The Kite Runner

The Kite Runner

Directed by Giles Croft
Written by Khaled Hosseini
Liverpool Playhouse
27th February – 3rd March 2018

Reviewed by Finvola Dunphy

“Every sin is a variation of theft” proffers Amir’s wealthy Afghan father Baba, played by Gary Pillai in this stage version of Khaled Hosseini’s The Kite Runner.

Set against a backdrop of the fall of Afghanistan’s monarchy, the flight of refugees to Pakistan and the United States and the accession of the Taliban regime, Baba and his family are Pashtuns relishing in a time of relative tranquillity in the mid-1970s in the Afghan capital, Kabul.

Giles Croft’s direction is unexpected, making use of direct audience address to drive this plot-filled story forward, and the set, lighting and projection design is particularly thrilling.

We are lured into the hustle and bustle of Kabul with Hanif Khan’s live atmospheric beats on the tabla. After being introduced to the story by the grown up, American speaking version of Amir, played by Raj Ghatak, we are transported to his childhood and his dedicated friendship with Hassan, son of the family’s servant, who is a Hazara.

We are made aware of ethnic tensions early on, but there is something unusually cordial about the political differences in Amir’s residence, where both Pashtun and Hazara live in contentment.

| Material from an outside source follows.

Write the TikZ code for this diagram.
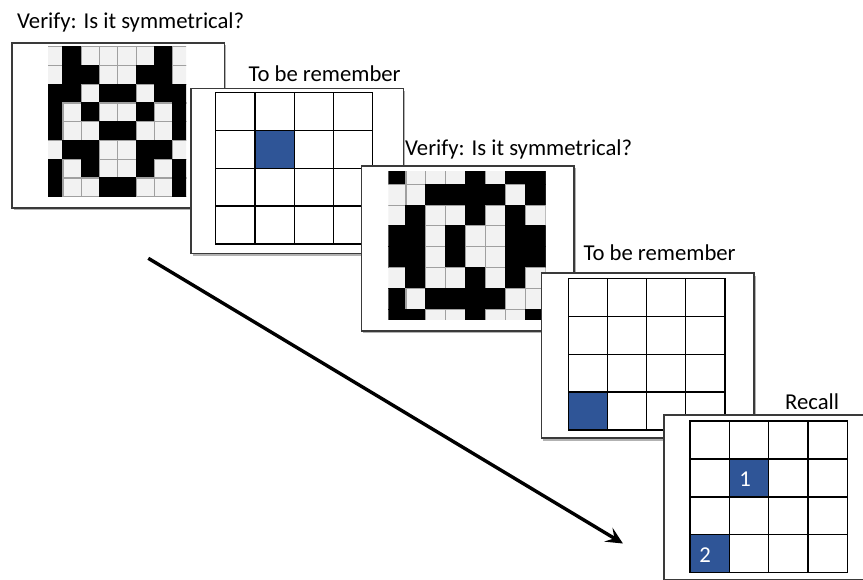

Of course, it is refreshing to see that the relationship between Amir and Hassan is completely devoid of political distinctions and instead focused on a love of kite flying and kite fighting. The large kite-shaped gauzes that were lowered on and off stage began to have significance.

We witness the thrill of this traditional Afghan sport when Amir tries his luck one last time to make his father proud by winning the competition.

Suddenly the stage came to life with a sea of kites and noises from the Schwirrbogen, a large sort of wooden football rattle that mimicked the sound of the wind beneath the airborne kites. The excitement was audible from the audience and made the dark scenes that followed even more poignant.

Poor Hassan, played expertly by Jo Ben Ayed, undergoes a traumatic ordeal from a sadistic older boy, Assef, played menacingly by Soroosh Lavasini.

Assef is a clear example of a child absorbing adult issues like a sponge, acting on things they have no real comprehension of and adopting a taste for violence that relates to tensions beyond their own existence.

Guilt ridden Amir requests that his father get rid of Hassan and his father as servants of their home. Hosseini in the novel, makes this scene one of the most tense and volatile, which didn’t translate on stage, but the utter silence in the packed auditorium hinted at the trepidation of things to come.

After Amir and Baba escape to Pakistan, to avoid the Soviet Union military intervention in Afghanistan, they end up in 1980s California, where the hip, modern culture seems stark and crude compared to the humility of Kabul life.

The large picket set piece that once were trees in Act One now appeared as vast sky scrapers. Events that were to unfold in that city were translated brilliantly, the woman sitting next to me produced a packet of tissues at one point. Enough said.

The use of physicalized movement in this production, as well as lighting and design, was second to none and each and every actor resonated with their engrossed audience.

A standing ovation at the end was the all that was needed to pay homage to this great Afghan-American writer Khaled Hosseini.